HMHS sophomore Margot Masclans, whose work “Control” won the Founders Award as the submission deemed “Best Embodiment of the Theme” for the show, offered thoughts behind her own artistic process.
“I wanted to incorporate a lot of multimedia things, because I like to create a lot of different art pieces. For this one, I was thinking about women, and how so much of what we do and so much of how we think about ourselves, is controlled by what other people have told us. And how we view ourselves, it allows society to take control,” she said.
“It’s made of a doll, which I made to represent all women, made her look creepy and sad. She’s being controlled, which is what the hand and the marionette strings represent. I think a lot about how, with women, we tell them, ‘you need to be this small to be worth this much.’ It’s a way to ensure women stay in check. A woman can’t talk about certain things because she looks a certain way.”
Lucy Herdelin, an HMHS senior and vice president of the 50/50 for the last two years, recognizes things like the art show lead women to visibility and the ability to be heard, which translates to opportunity and power.
“A lot of people think about careers in the arts and think there are no opportunities, but that’s not the case. Every student in America has had an art teacher, and if that’s something you think you can do, if you have that artistic ability and that passion, then that’s an opportunity,” she said.
Herdelin, who has the chance to study modern language in college next year, knows she’s standing on the shoulders of giants who paved the way in previous generations.
“My older sister’s studying to become a chemical engineer. Watching her experience and comparing it to every story I’ve ever heard from the older women in my family, it’s so drastically different. She’s going to study in China over the summer, and that’s an opportunity that wouldn’t have been available to her 20, 30, even more years ago,” she said.
“My success is something that doesn’t just belong to me. Everything I’ve done with my studies and education, for some women it never was an option. I have these opportunities, I have the chance to take them, and so I have to do it.”

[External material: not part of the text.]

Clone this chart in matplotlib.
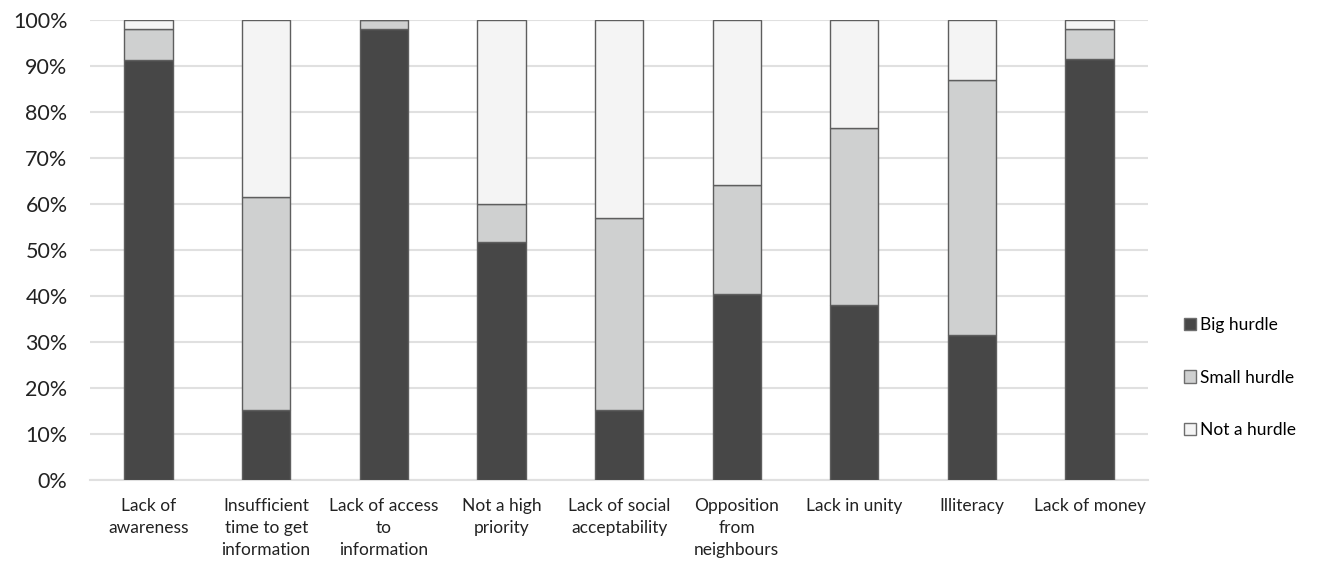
import matplotlib
matplotlib.use('Agg')
import matplotlib.pyplot as plt
from matplotlib.patches import Patch
import numpy as np

plt.rcParams['font.family'] = ['Lato', 'DejaVu Sans']

categories = ['Lack of\nawareness', 'Insufficient\ntime to get\ninformation',
              'Lack of access\nto\ninformation', 'Not a high\npriority',
              'Lack of social\nacceptability', 'Opposition\nfrom\nneighbours',
              'Lack in unity', 'Illiteracy', 'Lack of money']
big = [91.3, 15.1, 98.0, 51.6, 15.1, 40.5, 38.1, 31.5, 91.5]
small = [6.7, 46.4, 2.0, 8.4, 41.8, 23.5, 38.4, 55.5, 6.5]
not_hurdle = [2.0, 38.5, 0.0, 40.0, 43.1, 36.0, 23.5, 13.0, 2.0]

series_names = ['Big hurdle', 'Small hurdle', 'Not a hurdle']
colors = ['#474747', '#cfd0d0', '#f4f4f4']

fig = plt.figure(figsize=(13.2, 5.64), dpi=100)
ax = fig.add_axes([0.068, 0.149, 0.802, 0.816])

x = np.arange(len(categories))
w = 0.41
bottom = np.zeros(len(categories))
for vals, c in zip([big, small, not_hurdle], colors):
    vals = np.array(vals)
    ax.bar(x, vals, w, bottom=bottom, color=c, edgecolor='#5e5e5e', linewidth=1.0, zorder=3)
    bottom += vals

ax.set_xlim(-0.5, len(categories) - 0.5)
ax.set_ylim(0, 100)
ax.set_yticks(np.arange(0, 101, 10))
ax.set_yticklabels([f'{v}%' for v in range(0, 101, 10)], fontsize=15.5)
ax.set_xticks(x)
ax.set_xticklabels(categories, fontsize=12.5, linespacing=1.45, va='top')
ax.tick_params(axis='both', length=0, colors='#222222')
ax.tick_params(axis='x', pad=13)
ax.tick_params(axis='y', pad=16)

ax.grid(axis='y', color='#e0e0e0', linewidth=1.5, zorder=0)
for s in ['top', 'right', 'left']:
    ax.spines[s].set_visible(False)
ax.spines['bottom'].set_color('#e0e0e0')
ax.spines['bottom'].set_linewidth(1.5)

handles = [Patch(facecolor=c, edgecolor='#6e6e6e', label=n) for c, n in zip(colors, series_names)]
fig.legend(handles=handles, loc='upper left', bbox_to_anchor=(0.885, 0.466),
           frameon=False, fontsize=12.5, handlelength=0.7, handleheight=0.7,
           handletextpad=0.25, labelspacing=2.12)

fig.savefig('out.png', dpi=100)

In the past two years, “Through a Woman’s Eyes” has raised more than $6,000 for GLI via the art show alone. Faculty advisor to the 50/50 Club, HMHS social studies teacher Margaret Gammie, estimated this year’s show brought in more than $2,000, helped along by one of the finest days in early spring. Herdelin confirmed that ticket sales, artist fees, raffles and purchases of the artworks contributed to the total.